[Exercise instructions] For each line below that contains the string "matplotlib", copy that line.

[Recorded data]
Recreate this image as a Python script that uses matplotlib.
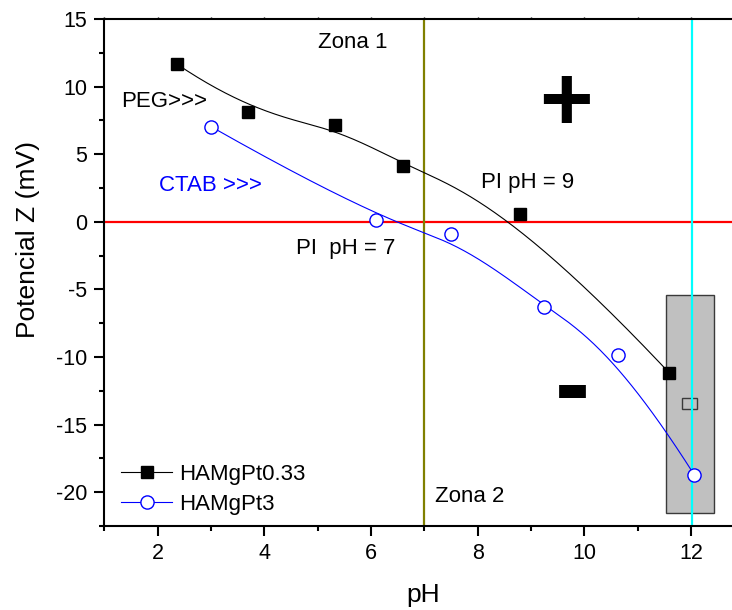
import numpy as np
import matplotlib
matplotlib.use("Agg")
import matplotlib.pyplot as plt
from matplotlib.patches import Rectangle
from matplotlib.ticker import MultipleLocator

plt.rcParams['font.family'] = ['Liberation Sans', 'DejaVu Sans']
plt.rcParams['axes.unicode_minus'] = False

# ---- data ----
ph_peg = [2.36, 3.69, 5.32, 6.60, 8.79, 11.59]
z_peg = [11.67, 8.13, 7.15, 4.13, 0.59, -11.16]
ph_ctab = [3.01, 6.09, 7.50, 9.24, 10.63, 12.06]
z_ctab = [7.02, 0.14, -0.89, -6.29, -9.83, -18.70]
label_peg = "HAMgPt0.33"
label_ctab = "HAMgPt3"
x_ticks = [2, 4, 6, 8, 10, 12]
y_ticks = [-20, -15, -10, -5, 0, 5, 10, 15]
pi_line = 0.0
zone_split = 7.0
cyan_ph = 12.02
box_x = (11.54, 12.44)
box_y = (-21.53, -5.45)
small_box_x = (11.83, 12.11)
small_box_y = (-13.85, -13.0)


def bspline(xs, ys, n=300):
    """Clamped uniform cubic B-spline using the data as control points (Origin style)."""
    P = np.column_stack([xs, ys]).astype(float)
    m = len(P)
    k = 3
    knots = np.array([0] * (k + 1) + list(range(1, m - k)) + [m - k] * (k + 1), float)
    t = np.linspace(0, m - k, n)
    t[-1] -= 1e-9

    def N(i, p, t):
        if p == 0:
            return np.where((knots[i] <= t) & (t < knots[i + 1]), 1.0, 0.0)
        a = 0.0
        d1 = knots[i + p] - knots[i]
        if d1 > 0:
            a = (t - knots[i]) / d1 * N(i, p - 1, t)
        b = 0.0
        d2 = knots[i + p + 1] - knots[i + 1]
        if d2 > 0:
            b = (knots[i + p + 1] - t) / d2 * N(i + 1, p - 1, t)
        return a + b

    B = np.array([N(i, k, t) for i in range(m)])
    C = B.T @ P
    return C[:, 0], C[:, 1]


fig = plt.figure(figsize=(7.32, 6.10), dpi=100)
W, H = 732, 610
ax_left, ax_right, ax_top, ax_bot = 104.3, 732, 19, 526
ax = fig.add_axes([ax_left / W, (H - ax_bot) / H, (ax_right - ax_left) / W, (ax_bot - ax_top) / H])

xmin = 1.0
xmax = xmin + (ax_right - ax_left) / 53.33
ax.set_xlim(xmin, xmax)
ax.set_ylim(-22.5, 15)

# reference lines and box
ax.add_patch(Rectangle((box_x[0], box_y[0]), box_x[1] - box_x[0], box_y[1] - box_y[0],
                       facecolor='#C0C0C0', edgecolor='#3a3a3a', lw=1.0, zorder=1))
ax.add_patch(Rectangle((small_box_x[0], small_box_y[0]), small_box_x[1] - small_box_x[0],
                       small_box_y[1] - small_box_y[0],
                       facecolor='none', edgecolor='#3a3a3a', lw=1.0, zorder=1.1))
ax.axhline(pi_line, color='#FF0000', lw=1.6, zorder=2)
ax.axvline(zone_split, color='#808000', lw=1.6, zorder=2.1)
ax.axvline(cyan_ph, color='#00FFFF', lw=1.6, zorder=2.2)

# smoothed curves
sx, sy = bspline(ph_peg, z_peg)
ax.plot(sx, sy, color='black', lw=0.8, zorder=3)
sx, sy = bspline(ph_ctab, z_ctab)
ax.plot(sx, sy, color='#0000FF', lw=0.8, zorder=3)

# markers
ax.plot(ph_peg, z_peg, ls='none', marker='s', ms=8.5, color='black', zorder=4)
ax.plot(ph_ctab, z_ctab, ls='none', marker='o', ms=9.5, mfc='white', mec='#0000FF',
        mew=1.0, zorder=4)

# legend proxies
h1, = ax.plot([], [], color='black', lw=0.8, marker='s', ms=8.5, label=label_peg)
h2, = ax.plot([], [], color='#0000FF', lw=0.8, marker='o', ms=9.5, mfc='white',
              mec='#0000FF', mew=1.0, label=label_ctab)
leg = ax.legend(handles=[h1, h2], loc='upper left',
                bbox_to_anchor=((121 - ax_left) / (ax_right - ax_left), (ax_bot - 464) / (ax_bot - ax_top)),
                frameon=False, fontsize=16, handlelength=2.3, handletextpad=0.3,
                labelspacing=0.4, borderpad=0, borderaxespad=0)

# annotations
fs = 16
ax.text(5.0, 12.86, "Zona 1", fontsize=fs, va='baseline', ha='left')
ax.text(7.21, -20.7, "Zona 2", fontsize=fs, va='baseline', ha='left')
ax.text(1.31, 8.5, "PEG>>>", fontsize=fs, va='baseline', ha='left')
ax.text(2.02, 2.29, "CTAB >>>", fontsize=fs, va='baseline', ha='left', color='#0000FF')
ax.text(8.06, 2.51, "PI pH = 9", fontsize=fs, va='baseline', ha='left')
ax.text(4.59, -2.37, "PI  pH = 7", fontsize=fs, va='baseline', ha='left')
ax.text(9.66, 9.3, "+", fontsize=66, fontweight='bold', va='center_baseline', ha='center')
ax.text(9.77, -11.75, "-", fontsize=76, fontweight='bold', va='center_baseline', ha='center')

# axes styling
for s in ['left', 'bottom', 'top']:
    ax.spines[s].set_linewidth(1.5)
ax.spines['right'].set_visible(False)
ax.set_xticks(x_ticks)
ax.set_yticks(y_ticks)
ax.xaxis.set_minor_locator(MultipleLocator(1))
ax.yaxis.set_minor_locator(MultipleLocator(2.5))
ax.tick_params(axis='both', which='major', direction='out', length=7.2, width=1.5,
               labelsize=15.5, pad=5)
ax.tick_params(axis='both', which='minor', direction='out', length=3.6, width=1.5)
ax.xaxis.set_tick_params(which='both', top=True, labeltop=False)
for t in ax.xaxis.get_major_ticks() + ax.xaxis.get_minor_ticks():
    t.tick2line.set_markersize(1.5)
    t.tick2line.set_markeredgewidth(1.0)

ax.set_xlabel("pH", fontsize=19)
ax.set_ylabel("Potencial Z (mV)", fontsize=19)
ax.xaxis.set_label_coords((423 - ax_left) / (ax_right - ax_left), -(595 - ax_bot) / (ax_bot - ax_top))
ax.yaxis.set_label_coords(-(ax_left - 28) / (ax_right - ax_left), (ax_bot - 240) / (ax_bot - ax_top))
ax.xaxis.label.set_va('center')
ax.yaxis.label.set_va('center')

fig.savefig("out.png", dpi=100)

[Solved problem]
Recreate this image as a Python script that uses matplotlib.
import matplotlib
matplotlib.use("Agg")
import matplotlib.pyplot as plt
from matplotlib.patches import Rectangle
from matplotlib.ticker import MultipleLocator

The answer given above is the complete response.